His first match was on December 1, 2007 in the legendary ACE Arena against Thomas “the Gate” Rodriguez and a guy I only knew as Morrison. After a start-and-stop beginning, Soba evolved into the Puerto Rican Pitbull, a 5 foot 7 competitor with a lot of spunk and unafraid to take on any of the bigger performers in the New Jersey and Pennsylvania independents. Most notably, he faced Devious, a man who stood 6 feet, 7 inches tall and over 300 pounds, for Jersey Wrestling Elite, and refused to back down, despite the beating he took.
Over the next decade, Soba became a weekend warrior, wrestling in every small Pennsylvania independent promotion he could. A single father to a young daughter, Soba finds a way to both provide and prove that you can still live your dreams while working your tail off and being a parent during the week. It’s truly inspirational.
So when I went searching for footage online for Solo Sikoa on YouTube, I was shocked when I learned he had a match against Junior Soba. I had to watch it.
You can call this FROM THE VAULT.
The match between Solo and Soba had a bit of story behind it. Both men represented Dynasties: Sefa Fatu had his Samoan Dynasty, while Soba represented the Puerto Rican Dynasty. There was a budding rivalry between both groups.
On June 5, 2021, Fatu and Soba stepped in the ring and did battle. I popped looking at the low ring setup, as it was very similar to the low ring used for Project: Diverge. The crowd was small, but hungry for local professional wrestling.

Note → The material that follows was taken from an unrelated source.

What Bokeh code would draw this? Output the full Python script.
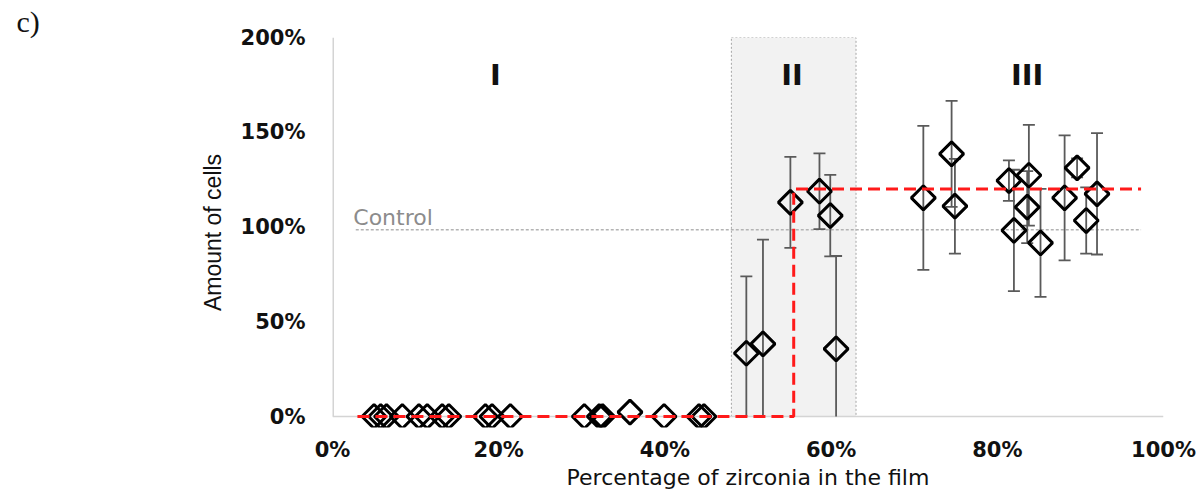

The only real negative was the commentary, but the young man was a beginner, learning the ropes of broadcasting pro wrestling. I hope he gains experience and gets better.
The match itself was basic wrestling 101. Soba was the heel; Sefa Fatu was the beloved performer. Fatu was able to demonstrate a little old school Samoan strategy in the open: when you hit the turnbuckle with your head full force - there’s no effect. It’s practically built in their DNA.
After Soba got advantage and tried to take over, working over his legs and body, Fatu fought back, and built up enough endurance to overcome, ending the match with a Superkick and his famed Flying Splash for a three count.
The main thing I took away was Solo’s potential. He had poise, charisma, and a true connection with the fans. You can’t teach that. Wrestling in front of smaller crowds teaches you humility and respect. Sikoa had that. And Soba was a perfect foil, character wise; cocky and arrogant, which got him a loss in the end.
A few months later, Sikoa signed with WWE. Developing through the Performance Center, Sikoa rose quickly through NXT in 2022, ultimately winning the NXT North American championship a week after joining the main roster of WWE. On September 3, Sikoa helped Reigns retain the Undisputed WWE Universal championship at Clash at the Castle, and he hasn’t looked back. He is now the monster of the Bloodline, patterned after his late Uncle, UMAGA.
Sometimes, it’s nice to find old matches of performers and think about the journey they were on, prior to becoming Superstars. This match was fun to look at. It showed how far Solo has become, as well as giving Junior Soba a memory to remember: wrestling against a main eventer in WWE before hitting it big. That’s a big deal.
Check out this match. It’s as basic as it comes, but for me, a wrestling junkie, it hit the spot.